See one autumn, you’ve seen them all. Yeah, the occasional Japanese maple looks spectacular, but mostly the leaves go brown and that’s it. Though you’ll undoubtedly get stuck walking behind some prick taking endless photos of them with a massive camera.

You’ll slip on them

By working closely with the rain, damp leaves turn pavements into an obstacle course worthy of Total Wipeout. You could chance it by walking on the road, but there’s always the risk a car could skid on the drizzle-slicked tarmac and take you out.

They delay your train

No train company could possibly have prepared for the unprecedented situation of leaves detaching themselves from trees in autumn, so you’re stuck outside Rugby for three hours while branches rustle like they’re laughing at you.

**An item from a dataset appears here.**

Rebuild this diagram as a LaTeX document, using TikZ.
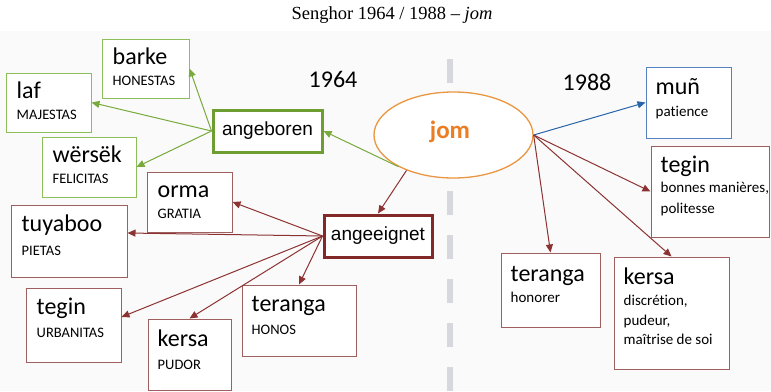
\documentclass[tikz,border=0pt]{standalone}
\usepackage{fontspec}
\setmainfont{Carlito}[Ligatures=NoCommon]
\newfontfamily\titlefont[Ligatures=TeX]{Liberation Serif}
\newfontfamily\arialfont{Liberation Sans}
\usetikzlibrary{arrows.meta,shapes.geometric}
\definecolor{bggray}{RGB}{250,250,250}
\definecolor{boxgreen}{RGB}{140,190,90}
\definecolor{darkgreen}{RGB}{110,158,50}
\definecolor{arrgreen}{RGB}{120,170,60}
\definecolor{boxred}{RGB}{160,95,95}
\definecolor{darkred}{RGB}{130,40,40}
\definecolor{arrred}{RGB}{140,50,50}
\definecolor{boxblue}{RGB}{85,130,190}
\definecolor{arrblue}{RGB}{40,100,170}
\definecolor{ellorange}{RGB}{235,150,65}
\definecolor{txtorange}{RGB}{235,125,35}
\definecolor{dashgray}{RGB}{215,215,222}
\begin{document}
\begin{tikzpicture}[x=1pt,y=-1pt,
  sz/.style 2 args={minimum width=#1pt, minimum height=#2pt},
  basebox/.style={rectangle, fill=white, line width=1pt, inner sep=0pt},
  gbox/.style={basebox, draw=boxgreen},
  rbox/.style={basebox, draw=boxred},
  bbox/.style={basebox, draw=boxblue},
  ttl/.style={anchor=base west, inner sep=0pt, font=\fontsize{24}{24}\selectfont},
  capsub/.style={anchor=base west, inner sep=0pt, font=\fontsize{14.5}{14.5}\selectfont},
  smsub/.style={anchor=base west, inner sep=0pt, font=\fontsize{15}{15}\selectfont},
  hub/.style={rectangle, fill=white, line width=3pt, inner sep=0pt, font=\arialfont\fontsize{19}{19}\selectfont},
  arr/.style={line width=1pt, -{Triangle[length=8pt,width=7pt]}},
  garrow/.style={arr, draw=arrgreen, arrgreen},
  rarrow/.style={arr, draw=arrred, arrred},
  barrow/.style={arr, draw=arrblue, arrblue},
  yearlbl/.style={inner sep=0pt, font=\fontsize{24}{24}\selectfont}
]
\useasboundingbox (0,0) rectangle (771,391);
\fill[white] (0,0) rectangle (771,391);
\fill[bggray] (0,31) rectangle (771,391);

% title
\node[inner sep=0pt, font=\titlefont\fontsize{18.5}{18.5}\selectfont] (title) at (392,15) {Senghor 1964 / 1988 – \textit{jom}};

% dashed separator
\coordinate (dtop) at (450,59);
\coordinate (dbot) at (450,391);
\draw[dashgray, line width=6pt, dash pattern=on 24pt off 20pt] (dtop) -- (dbot);

% year labels
\node[yearlbl] (y1964) at (333,79) {1964};
\node[yearlbl] (y1988) at (587,82) {1988};

% central ellipse
\node[ellipse, draw=ellorange, line width=1.3pt, fill=white, minimum width=159pt, minimum height=86pt, inner sep=0pt] (jom) at (453.5,135) {};
\node[inner sep=0pt, text=txtorange, font=\bfseries\fontsize{25}{25}\selectfont] (jomt) at (450,132) {jom};

% hubs
\node[hub, draw=darkgreen, sz={109}{42}] (angeboren) at (267.5,131) {angeboren};
\node[hub, draw=darkred, sz={108}{42}] (angeeignet) at (378,236) {angeeignet};

% green boxes
\node[gbox, sz={87}{59}] (barke) at (145.5,68.5) {};
\node[ttl] (barke-t) at ([xshift=11pt,yshift=-26pt]barke.north west) {barke};
\node[capsub] (barke-s) at ([yshift=-21pt]barke-t.base west) {HONESTAS};

\node[gbox, sz={85}{59}] (laf) at (48.5,102.5) {};
\node[ttl] (laf-t) at ([xshift=11pt,yshift=-26pt]laf.north west) {laf};
\node[capsub] (laf-s) at ([yshift=-21pt]laf-t.base west) {MAJESTAS};

\node[gbox, sz={94}{60}] (wersek) at (89,167) {};
\node[ttl] (wersek-t) at ([xshift=11pt,yshift=-26pt]wersek.north west) {wërsëk};
\node[capsub] (wersek-s) at ([yshift=-21pt]wersek-t.base west) {FELICITAS};

% red boxes left
\node[rbox, sz={85}{60}] (orma) at (189.5,202) {};
\node[ttl] (orma-t) at ([xshift=11pt,yshift=-26pt]orma.north west) {orma};
\node[capsub] (orma-s) at ([yshift=-21pt]orma-t.base west) {GRATIA};

\node[rbox, sz={116}{72}] (tuyaboo) at (69,241) {};
\node[ttl] (tuyaboo-t) at ([xshift=11pt,yshift=-27pt]tuyaboo.north west) {tuyaboo};
\node[capsub] (tuyaboo-s) at ([yshift=-24pt]tuyaboo-t.base west) {PIETAS};

\node[rbox, sz={95}{74}] (tegina) at (73.5,325) {};
\node[ttl] (tegina-t) at ([xshift=11pt,yshift=-27pt]tegina.north west) {tegin};
\node[capsub] (tegina-s) at ([yshift=-23pt]tegina-t.base west) {URBANITAS};

\node[rbox, sz={83}{71}] (kersaa) at (189.5,354.5) {};
\node[ttl] (kersaa-t) at ([xshift=10pt,yshift=-28pt]kersaa.north west) {kersa};
\node[capsub] (kersaa-s) at ([yshift=-23pt]kersaa-t.base west) {PUDOR};

\node[rbox, sz={114}{71}] (terangaa) at (299,320.5) {};
\node[ttl] (terangaa-t) at ([xshift=10pt,yshift=-27pt]terangaa.north west) {teranga};
\node[capsub] (terangaa-s) at ([yshift=-23pt]terangaa-t.base west) {HONOS};

% right boxes
\node[bbox, sz={85}{71}] (mun) at (688.5,102.5) {};
\node[ttl] (mun-t) at ([xshift=10pt,yshift=-28pt]mun.north west) {muñ};
\node[smsub] (mun-s) at ([yshift=-22pt]mun-t.base west) {patience};

\node[rbox, sz={118}{91}] (teginb) at (710,191.5) {};
\node[ttl] (teginb-t) at ([xshift=10pt,yshift=-27pt]teginb.north west) {tegin};
\node[smsub] (teginb-s1) at ([yshift=-20pt]teginb-t.base west) {bonnes manières,};
\node[smsub] (teginb-s2) at ([yshift=-41pt]teginb-t.base west) {politesse};

\node[rbox, sz={99}{74}] (terangab) at (550.5,290) {};
\node[ttl] (terangab-t) at ([xshift=10pt,yshift=-29pt]terangab.north west) {teranga};
\node[smsub] (terangab-s) at ([yshift=-21pt]terangab-t.base west) {honorer};

\node[rbox, sz={115}{112}] (kersab) at (671.5,313) {};
\node[ttl] (kersab-t) at ([xshift=10pt,yshift=-28pt]kersab.north west) {kersa};
\node[smsub] (kersab-s1) at ([yshift=-21pt]kersab-t.base west) {discrétion,};
\node[smsub] (kersab-s2) at ([yshift=-41pt]kersab-t.base west) {pudeur,};
\node[smsub] (kersab-s3) at ([yshift=-60pt]kersab-t.base west) {maîtrise de soi};

% connectors
\draw[garrow] (jom.210) -- (angeboren.east);
\draw[rarrow] (jom.217) -- (angeeignet.north);

\draw[garrow] (angeboren.west) -- (barke.east);
\draw[garrow] (angeboren.west) -- (laf.east);
\draw[garrow] (angeboren.west) -- (wersek.east);

\draw[rarrow] (angeeignet.west) -- (orma.east);
\draw[rarrow] (angeeignet.west) -- ([yshift=8pt]tuyaboo.east);
\draw[rarrow] (angeeignet.west) -- ([yshift=8pt]tegina.east);
\draw[rarrow] (angeeignet.west) -- (kersaa.north);
\draw[rarrow] (angeeignet.west) -- (terangaa.north);

\draw[barrow] (jom.east) -- (mun.west);
\draw[rarrow] (jom.east) -- (teginb.west);
\draw[rarrow] (jom.east) -- (kersab.north);
\draw[rarrow] (jom.east) -- (terangab.north);
\end{tikzpicture}
\end{document}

They’ll remind you of your lost youth

It’s hard to walk past a pile of leaves without being transported back to your childhood, when you’d playfully kick through them on your way home from school. If you did that now you’d look like you were having a breakdown and trying to kill the hedgehog that slept with your wife.

Everything gets clogged

Nobody coos over autumn leaves when they’re smooshed up in drains and gutters. Besides looking bloody ugly they’ve flooded your kitchen and now you’ve got to drop a couple hundred quid on a high-pressure drain blaster to get rid of them. Who cares if they’re red?

Leaf blowers are out in force

These oversized hair dryers make a deafening noise and coax the odd leaf gently and vaguely towards the butter. A man from the council will aimlessly wave theirs about for three hours, then turn it off for twenty seconds so you think they’re done, then switch it back on for another three hours.